> [INSTRUCTIONS TO FOLLOW]
Each line in the material below, starting at the one with "Recreate this image" and ending at the one with "LABEL_SHIFT_PX = [[0, 10, -10], [10, -4, -19]]", is to be reproduced exactly; no picture is to be copied.

Stored data entries:
_ _ _

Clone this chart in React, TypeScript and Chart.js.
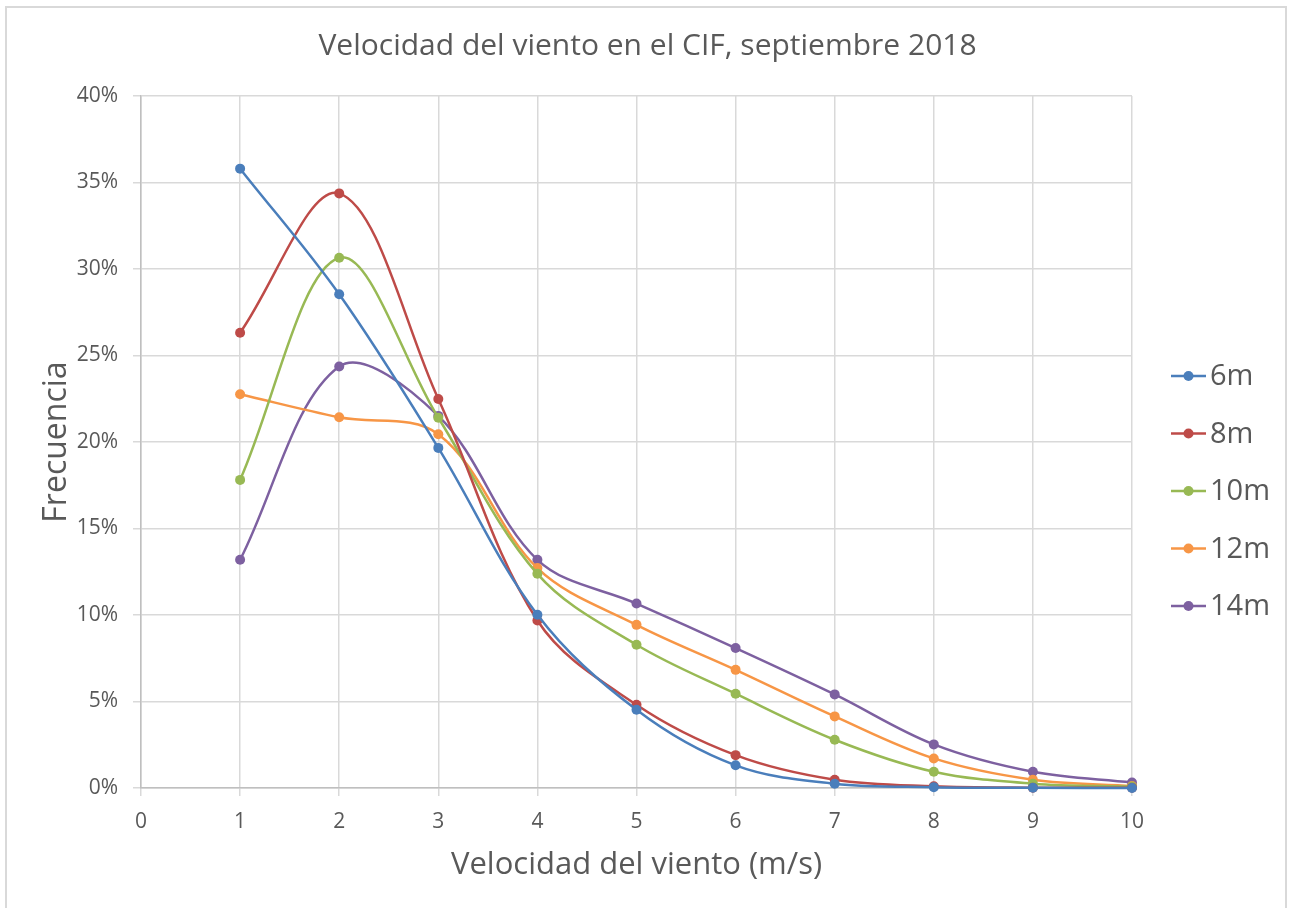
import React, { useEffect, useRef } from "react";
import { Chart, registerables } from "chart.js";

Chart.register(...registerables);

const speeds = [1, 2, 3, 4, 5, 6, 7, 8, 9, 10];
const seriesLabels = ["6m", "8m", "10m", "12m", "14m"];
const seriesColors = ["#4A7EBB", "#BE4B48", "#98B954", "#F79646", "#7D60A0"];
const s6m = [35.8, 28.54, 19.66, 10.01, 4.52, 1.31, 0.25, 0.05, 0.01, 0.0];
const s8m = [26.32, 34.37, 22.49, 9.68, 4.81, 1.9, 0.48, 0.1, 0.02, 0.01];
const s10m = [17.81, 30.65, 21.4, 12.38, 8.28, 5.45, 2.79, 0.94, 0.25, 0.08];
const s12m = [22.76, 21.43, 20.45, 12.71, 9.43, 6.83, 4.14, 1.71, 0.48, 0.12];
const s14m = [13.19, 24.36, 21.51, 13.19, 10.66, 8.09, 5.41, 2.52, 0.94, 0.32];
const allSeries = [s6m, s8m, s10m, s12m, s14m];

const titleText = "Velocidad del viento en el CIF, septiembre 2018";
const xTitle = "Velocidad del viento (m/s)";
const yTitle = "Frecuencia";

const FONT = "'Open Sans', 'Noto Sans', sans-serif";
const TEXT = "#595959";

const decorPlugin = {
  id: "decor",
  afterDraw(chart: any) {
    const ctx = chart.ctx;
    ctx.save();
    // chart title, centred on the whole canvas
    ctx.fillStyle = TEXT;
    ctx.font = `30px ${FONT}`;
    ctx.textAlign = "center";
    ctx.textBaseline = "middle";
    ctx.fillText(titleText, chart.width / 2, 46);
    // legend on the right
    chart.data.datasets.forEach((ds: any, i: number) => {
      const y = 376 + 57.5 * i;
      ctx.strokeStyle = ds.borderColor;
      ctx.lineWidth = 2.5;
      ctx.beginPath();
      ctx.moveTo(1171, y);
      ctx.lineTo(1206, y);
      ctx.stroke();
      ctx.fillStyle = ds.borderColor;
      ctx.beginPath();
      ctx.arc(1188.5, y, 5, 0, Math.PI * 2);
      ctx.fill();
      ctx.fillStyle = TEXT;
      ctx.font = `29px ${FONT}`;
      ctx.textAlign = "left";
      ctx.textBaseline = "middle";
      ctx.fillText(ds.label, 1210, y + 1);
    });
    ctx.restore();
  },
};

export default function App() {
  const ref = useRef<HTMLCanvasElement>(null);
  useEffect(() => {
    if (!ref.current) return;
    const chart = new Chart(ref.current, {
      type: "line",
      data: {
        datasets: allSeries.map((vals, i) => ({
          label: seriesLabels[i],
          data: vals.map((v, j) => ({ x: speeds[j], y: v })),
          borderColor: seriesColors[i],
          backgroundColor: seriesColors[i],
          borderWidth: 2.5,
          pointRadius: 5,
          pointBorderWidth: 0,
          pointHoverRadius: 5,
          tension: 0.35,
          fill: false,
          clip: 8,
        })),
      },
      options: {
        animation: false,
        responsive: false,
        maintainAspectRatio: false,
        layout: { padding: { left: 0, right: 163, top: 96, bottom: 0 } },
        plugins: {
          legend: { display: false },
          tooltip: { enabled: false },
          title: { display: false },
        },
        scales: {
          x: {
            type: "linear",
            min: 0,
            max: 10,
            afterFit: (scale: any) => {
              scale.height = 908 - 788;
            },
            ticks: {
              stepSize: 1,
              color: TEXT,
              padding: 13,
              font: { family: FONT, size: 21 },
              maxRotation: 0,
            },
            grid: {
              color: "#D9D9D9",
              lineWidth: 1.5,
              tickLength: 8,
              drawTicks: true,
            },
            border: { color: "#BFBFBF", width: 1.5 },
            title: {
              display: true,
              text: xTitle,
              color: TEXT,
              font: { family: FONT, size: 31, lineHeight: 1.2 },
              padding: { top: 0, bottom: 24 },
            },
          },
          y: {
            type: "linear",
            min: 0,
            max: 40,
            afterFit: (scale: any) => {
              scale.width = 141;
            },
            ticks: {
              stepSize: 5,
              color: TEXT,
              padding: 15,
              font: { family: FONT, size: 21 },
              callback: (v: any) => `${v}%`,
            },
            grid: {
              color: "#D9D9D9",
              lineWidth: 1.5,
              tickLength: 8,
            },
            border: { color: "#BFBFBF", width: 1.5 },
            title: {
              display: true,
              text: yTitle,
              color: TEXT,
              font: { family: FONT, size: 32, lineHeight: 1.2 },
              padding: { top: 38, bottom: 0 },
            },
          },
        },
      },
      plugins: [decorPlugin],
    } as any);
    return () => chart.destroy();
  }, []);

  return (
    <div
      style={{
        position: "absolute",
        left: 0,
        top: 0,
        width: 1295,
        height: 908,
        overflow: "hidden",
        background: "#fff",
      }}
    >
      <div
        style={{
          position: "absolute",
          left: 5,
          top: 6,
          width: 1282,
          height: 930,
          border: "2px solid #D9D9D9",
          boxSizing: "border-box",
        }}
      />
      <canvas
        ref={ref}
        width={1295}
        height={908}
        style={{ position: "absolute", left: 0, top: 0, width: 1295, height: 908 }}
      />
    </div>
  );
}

_ _ _

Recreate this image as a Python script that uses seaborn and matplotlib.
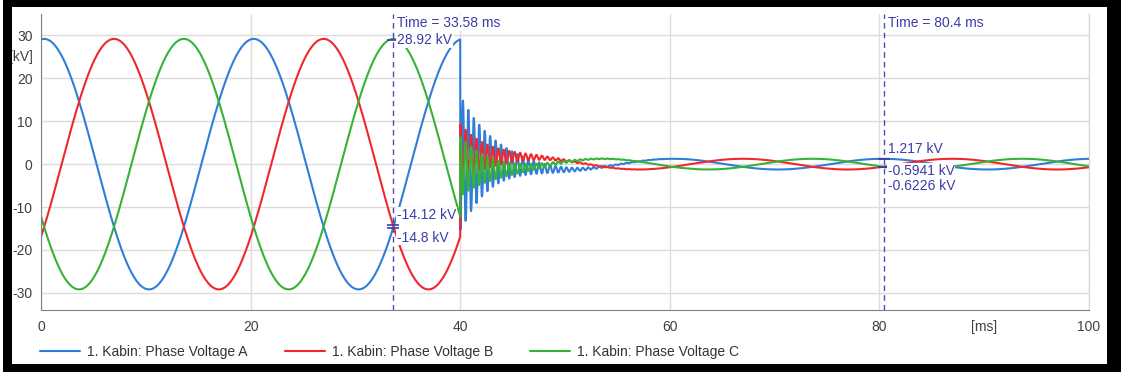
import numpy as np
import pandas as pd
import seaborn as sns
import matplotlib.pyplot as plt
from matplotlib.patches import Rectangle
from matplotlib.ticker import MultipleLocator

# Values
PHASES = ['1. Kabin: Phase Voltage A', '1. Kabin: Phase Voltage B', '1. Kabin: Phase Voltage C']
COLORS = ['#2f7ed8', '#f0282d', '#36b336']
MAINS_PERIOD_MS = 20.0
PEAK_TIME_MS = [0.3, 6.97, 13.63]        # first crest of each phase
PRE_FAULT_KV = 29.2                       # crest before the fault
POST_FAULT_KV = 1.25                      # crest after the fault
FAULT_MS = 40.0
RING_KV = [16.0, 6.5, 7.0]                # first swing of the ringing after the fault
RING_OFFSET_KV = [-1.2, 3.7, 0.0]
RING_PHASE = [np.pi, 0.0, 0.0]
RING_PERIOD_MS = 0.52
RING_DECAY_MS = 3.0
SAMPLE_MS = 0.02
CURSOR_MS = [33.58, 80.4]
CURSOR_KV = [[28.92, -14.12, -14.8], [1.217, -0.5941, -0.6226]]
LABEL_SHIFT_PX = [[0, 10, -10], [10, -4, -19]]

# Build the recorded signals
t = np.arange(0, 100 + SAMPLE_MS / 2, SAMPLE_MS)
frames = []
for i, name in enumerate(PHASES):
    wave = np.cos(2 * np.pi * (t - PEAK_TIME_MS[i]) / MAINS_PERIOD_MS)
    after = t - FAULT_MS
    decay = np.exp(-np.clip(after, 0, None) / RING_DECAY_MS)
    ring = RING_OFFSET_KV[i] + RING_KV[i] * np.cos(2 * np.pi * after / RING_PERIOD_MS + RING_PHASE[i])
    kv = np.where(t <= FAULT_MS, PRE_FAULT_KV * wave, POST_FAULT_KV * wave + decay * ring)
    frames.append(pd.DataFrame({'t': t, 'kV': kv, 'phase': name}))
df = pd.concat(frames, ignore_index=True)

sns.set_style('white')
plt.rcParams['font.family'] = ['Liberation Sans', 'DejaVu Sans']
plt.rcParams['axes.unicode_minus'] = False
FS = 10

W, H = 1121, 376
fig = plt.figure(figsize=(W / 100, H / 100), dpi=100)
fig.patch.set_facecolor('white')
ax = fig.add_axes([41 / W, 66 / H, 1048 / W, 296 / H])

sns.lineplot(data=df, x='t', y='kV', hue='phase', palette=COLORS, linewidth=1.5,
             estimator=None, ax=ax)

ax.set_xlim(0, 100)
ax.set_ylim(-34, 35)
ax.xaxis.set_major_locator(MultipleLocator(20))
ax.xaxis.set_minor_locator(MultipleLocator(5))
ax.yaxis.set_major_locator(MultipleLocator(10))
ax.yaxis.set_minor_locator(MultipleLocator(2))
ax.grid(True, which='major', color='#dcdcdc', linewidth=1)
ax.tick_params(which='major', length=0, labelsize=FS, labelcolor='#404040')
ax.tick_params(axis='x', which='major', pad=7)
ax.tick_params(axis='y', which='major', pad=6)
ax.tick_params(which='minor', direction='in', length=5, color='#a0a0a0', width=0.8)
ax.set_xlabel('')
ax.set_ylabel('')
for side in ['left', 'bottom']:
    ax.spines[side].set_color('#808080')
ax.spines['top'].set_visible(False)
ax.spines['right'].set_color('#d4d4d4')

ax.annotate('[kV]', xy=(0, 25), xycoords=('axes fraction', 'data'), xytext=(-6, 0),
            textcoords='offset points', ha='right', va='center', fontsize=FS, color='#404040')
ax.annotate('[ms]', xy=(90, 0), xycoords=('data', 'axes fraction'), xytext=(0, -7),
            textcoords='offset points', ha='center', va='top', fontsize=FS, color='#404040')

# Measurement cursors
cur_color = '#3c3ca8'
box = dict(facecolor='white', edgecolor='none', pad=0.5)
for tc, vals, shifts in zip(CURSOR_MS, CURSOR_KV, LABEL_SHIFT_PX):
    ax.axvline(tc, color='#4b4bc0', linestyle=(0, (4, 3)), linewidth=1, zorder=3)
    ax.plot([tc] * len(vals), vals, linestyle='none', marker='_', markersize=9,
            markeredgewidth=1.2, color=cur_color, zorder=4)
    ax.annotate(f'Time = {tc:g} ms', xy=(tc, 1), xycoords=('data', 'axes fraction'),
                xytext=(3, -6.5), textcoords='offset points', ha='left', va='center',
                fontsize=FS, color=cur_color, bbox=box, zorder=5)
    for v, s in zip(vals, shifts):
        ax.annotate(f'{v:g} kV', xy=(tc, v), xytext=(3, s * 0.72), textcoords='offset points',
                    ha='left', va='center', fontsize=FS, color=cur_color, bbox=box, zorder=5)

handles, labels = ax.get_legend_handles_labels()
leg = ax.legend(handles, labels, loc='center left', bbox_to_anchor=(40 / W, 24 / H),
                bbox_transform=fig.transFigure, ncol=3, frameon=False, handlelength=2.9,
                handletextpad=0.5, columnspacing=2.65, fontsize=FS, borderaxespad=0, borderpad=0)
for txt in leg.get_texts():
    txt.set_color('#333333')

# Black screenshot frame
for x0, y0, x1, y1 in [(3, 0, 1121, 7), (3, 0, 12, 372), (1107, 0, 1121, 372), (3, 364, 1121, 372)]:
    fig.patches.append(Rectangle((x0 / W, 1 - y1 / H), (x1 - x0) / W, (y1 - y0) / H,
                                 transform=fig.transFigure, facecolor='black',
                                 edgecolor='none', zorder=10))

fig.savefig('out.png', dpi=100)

_ _ _

> [WRITTEN RESPONSE]
Recreate this image as a Python script that uses seaborn and matplotlib.
import numpy as np
import pandas as pd
import seaborn as sns
import matplotlib.pyplot as plt
from matplotlib.patches import Rectangle
from matplotlib.ticker import MultipleLocator

# Values
PHASES = ['1. Kabin: Phase Voltage A', '1. Kabin: Phase Voltage B', '1. Kabin: Phase Voltage C']
COLORS = ['#2f7ed8', '#f0282d', '#36b336']
MAINS_PERIOD_MS = 20.0
PEAK_TIME_MS = [0.3, 6.97, 13.63]        # first crest of each phase
PRE_FAULT_KV = 29.2                       # crest before the fault
POST_FAULT_KV = 1.25                      # crest after the fault
FAULT_MS = 40.0
RING_KV = [16.0, 6.5, 7.0]                # first swing of the ringing after the fault
RING_OFFSET_KV = [-1.2, 3.7, 0.0]
RING_PHASE = [np.pi, 0.0, 0.0]
RING_PERIOD_MS = 0.52
RING_DECAY_MS = 3.0
SAMPLE_MS = 0.02
CURSOR_MS = [33.58, 80.4]
CURSOR_KV = [[28.92, -14.12, -14.8], [1.217, -0.5941, -0.6226]]
LABEL_SHIFT_PX = [[0, 10, -10], [10, -4, -19]]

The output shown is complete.